Senior Instructor, Department of Linguistics
Exploring China through English Teaching (Chengdu, China)
 

Building in Chengdu

What is your international experience like? Did you study abroad as a student?

My international experiences span my career--and several continents! Growing up I enjoyed living abroad and going to school in Italy, France and Germany (where my parents’ jobs and extended families took me). As an adult, I’ve lived, taught or worked in language teaching, applied linguistics or teacher education in Cameroon, Bosnia and Croatia, Turkey, Cuba and Mexico-- among other places. After years of working with Chinese colleagues and students, I’m looking forward to being directly involved in a China context.

Why should Linguistics students go abroad?

Going abroad offers new insights and contexts of language use and culture to students in Linguistics, Communication, International Affairs, Cultural Studies and other areas. As the careers of almost all students will be global ones, international experiences become an increasingly important component of a 21st century resume. China experiences have special relevance for ELT (English Language Teaching); China has an estimated 400 million English language learners, making it an important and dynamic center of activity in ELT.

What is your favorite Chinese food?

Sichuan cuisine is tops! I love Mapo Tofu (in a spicy bean-based sauce) and Dan-dan noodles. Both are dishes that Chengdu is famous for.

Why is Chengdu such a good place to study this topic?

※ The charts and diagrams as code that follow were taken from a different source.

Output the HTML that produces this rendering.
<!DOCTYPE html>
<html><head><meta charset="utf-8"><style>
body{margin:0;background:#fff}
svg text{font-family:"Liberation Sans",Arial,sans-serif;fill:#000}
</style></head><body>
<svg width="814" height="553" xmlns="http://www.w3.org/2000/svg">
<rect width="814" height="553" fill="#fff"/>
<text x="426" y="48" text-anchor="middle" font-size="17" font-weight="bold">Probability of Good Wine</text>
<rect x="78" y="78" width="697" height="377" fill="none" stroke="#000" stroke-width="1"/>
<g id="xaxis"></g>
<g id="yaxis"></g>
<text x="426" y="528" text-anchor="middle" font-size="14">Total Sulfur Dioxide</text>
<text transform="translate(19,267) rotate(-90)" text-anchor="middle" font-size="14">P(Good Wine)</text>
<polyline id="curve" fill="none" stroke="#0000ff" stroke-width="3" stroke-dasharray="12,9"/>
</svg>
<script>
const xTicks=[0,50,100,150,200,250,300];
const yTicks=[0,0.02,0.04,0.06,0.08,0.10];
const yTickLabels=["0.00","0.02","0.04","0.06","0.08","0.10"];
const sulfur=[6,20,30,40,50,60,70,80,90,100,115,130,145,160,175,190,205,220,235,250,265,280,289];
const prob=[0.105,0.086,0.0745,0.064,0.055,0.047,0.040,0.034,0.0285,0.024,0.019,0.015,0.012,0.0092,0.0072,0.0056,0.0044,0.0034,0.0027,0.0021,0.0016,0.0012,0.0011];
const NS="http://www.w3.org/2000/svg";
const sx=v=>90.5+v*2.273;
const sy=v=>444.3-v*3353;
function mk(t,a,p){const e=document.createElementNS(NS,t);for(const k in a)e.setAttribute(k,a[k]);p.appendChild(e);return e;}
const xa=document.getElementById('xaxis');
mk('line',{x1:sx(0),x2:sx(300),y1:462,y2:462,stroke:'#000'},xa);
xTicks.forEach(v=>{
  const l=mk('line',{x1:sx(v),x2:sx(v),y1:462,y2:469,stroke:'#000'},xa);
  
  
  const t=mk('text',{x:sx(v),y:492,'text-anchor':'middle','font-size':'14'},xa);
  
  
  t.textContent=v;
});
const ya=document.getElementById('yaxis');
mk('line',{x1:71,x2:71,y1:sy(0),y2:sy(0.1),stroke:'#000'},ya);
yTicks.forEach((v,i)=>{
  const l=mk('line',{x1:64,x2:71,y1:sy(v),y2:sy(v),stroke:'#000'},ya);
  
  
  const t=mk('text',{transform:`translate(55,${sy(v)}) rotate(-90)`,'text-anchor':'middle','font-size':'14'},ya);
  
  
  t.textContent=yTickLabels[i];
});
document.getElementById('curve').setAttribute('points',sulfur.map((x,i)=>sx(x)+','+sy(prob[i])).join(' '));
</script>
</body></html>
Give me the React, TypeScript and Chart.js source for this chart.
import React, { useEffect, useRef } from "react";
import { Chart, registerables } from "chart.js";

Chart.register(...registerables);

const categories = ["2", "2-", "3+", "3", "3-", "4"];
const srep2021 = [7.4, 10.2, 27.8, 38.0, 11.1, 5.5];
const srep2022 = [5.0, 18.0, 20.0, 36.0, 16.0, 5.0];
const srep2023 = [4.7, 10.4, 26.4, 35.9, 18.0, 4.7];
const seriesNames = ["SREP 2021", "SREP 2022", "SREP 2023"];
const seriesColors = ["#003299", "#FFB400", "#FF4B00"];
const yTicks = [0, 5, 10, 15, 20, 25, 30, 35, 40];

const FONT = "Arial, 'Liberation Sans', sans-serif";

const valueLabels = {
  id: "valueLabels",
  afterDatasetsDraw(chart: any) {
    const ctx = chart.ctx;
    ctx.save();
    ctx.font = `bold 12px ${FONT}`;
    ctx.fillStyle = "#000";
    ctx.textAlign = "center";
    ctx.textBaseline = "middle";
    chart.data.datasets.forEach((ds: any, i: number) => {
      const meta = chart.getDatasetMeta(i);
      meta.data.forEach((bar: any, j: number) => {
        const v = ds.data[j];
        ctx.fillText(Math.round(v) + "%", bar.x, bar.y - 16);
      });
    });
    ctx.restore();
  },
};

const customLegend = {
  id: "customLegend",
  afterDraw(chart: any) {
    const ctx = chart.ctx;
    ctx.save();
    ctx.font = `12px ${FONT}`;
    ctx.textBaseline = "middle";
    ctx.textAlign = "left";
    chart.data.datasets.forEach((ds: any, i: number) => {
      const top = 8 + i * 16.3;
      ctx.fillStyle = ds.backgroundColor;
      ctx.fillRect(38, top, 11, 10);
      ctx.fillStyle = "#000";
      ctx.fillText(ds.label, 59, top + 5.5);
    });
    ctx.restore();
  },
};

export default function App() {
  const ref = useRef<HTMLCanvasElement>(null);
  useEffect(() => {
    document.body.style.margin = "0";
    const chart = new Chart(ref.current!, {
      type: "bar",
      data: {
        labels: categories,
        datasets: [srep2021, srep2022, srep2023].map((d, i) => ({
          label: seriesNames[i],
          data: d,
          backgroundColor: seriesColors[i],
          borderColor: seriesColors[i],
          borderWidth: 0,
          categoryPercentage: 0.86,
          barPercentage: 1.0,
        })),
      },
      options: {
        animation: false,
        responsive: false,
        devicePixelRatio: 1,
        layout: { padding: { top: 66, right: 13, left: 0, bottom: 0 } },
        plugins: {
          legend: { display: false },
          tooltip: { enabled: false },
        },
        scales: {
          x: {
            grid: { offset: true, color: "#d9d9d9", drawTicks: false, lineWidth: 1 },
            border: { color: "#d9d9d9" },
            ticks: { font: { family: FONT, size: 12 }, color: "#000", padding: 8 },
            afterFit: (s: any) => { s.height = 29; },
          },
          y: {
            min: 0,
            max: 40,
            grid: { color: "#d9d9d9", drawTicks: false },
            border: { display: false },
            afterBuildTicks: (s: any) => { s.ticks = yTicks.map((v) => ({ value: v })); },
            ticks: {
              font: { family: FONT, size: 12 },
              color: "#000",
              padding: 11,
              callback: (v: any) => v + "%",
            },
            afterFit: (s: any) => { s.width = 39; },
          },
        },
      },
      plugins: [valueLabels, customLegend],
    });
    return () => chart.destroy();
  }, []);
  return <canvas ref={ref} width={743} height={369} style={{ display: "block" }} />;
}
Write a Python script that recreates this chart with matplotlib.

The Chengdu American Study Abroad Center is an ideal place for our program, with its central location, amenities and relatively easy access to English language programs and schools that we will be working with in the Global Seminar. With its 4000-year-old history, Chengdu opens windows onto ancient as well as a fast-changing, modern China. There are numerous sites and attractions: monasteries, historic districts and also a lively downtown scene. And we can’t forget the pandas! Chengdu is home to the world’s preeminent conservation and breeding center for giant pandas. Last but not least, as one of the most important food centers in China, and a UNESCO City of Gastronomy since 2011, Chengdu will offer us many opportunities to enjoy spicy and sizzling Sichuan cuisine as well as others, such as Canton, Shandong, Thai...

What aspect of this program do you look forward to the most?

For me, the people are always the most important part of any project. I look forward to working with CU students and together exploring aspects of English language teaching in the China context. I think my students and colleagues know that I’m all about helping students connect—to the people, culture, language, classrooms where English is being learned and taught, and future opportunities. Field experiences and a “Buddy” program are a few of the ways that we have built into the program to create multiple opportunities to connect and learn from one another.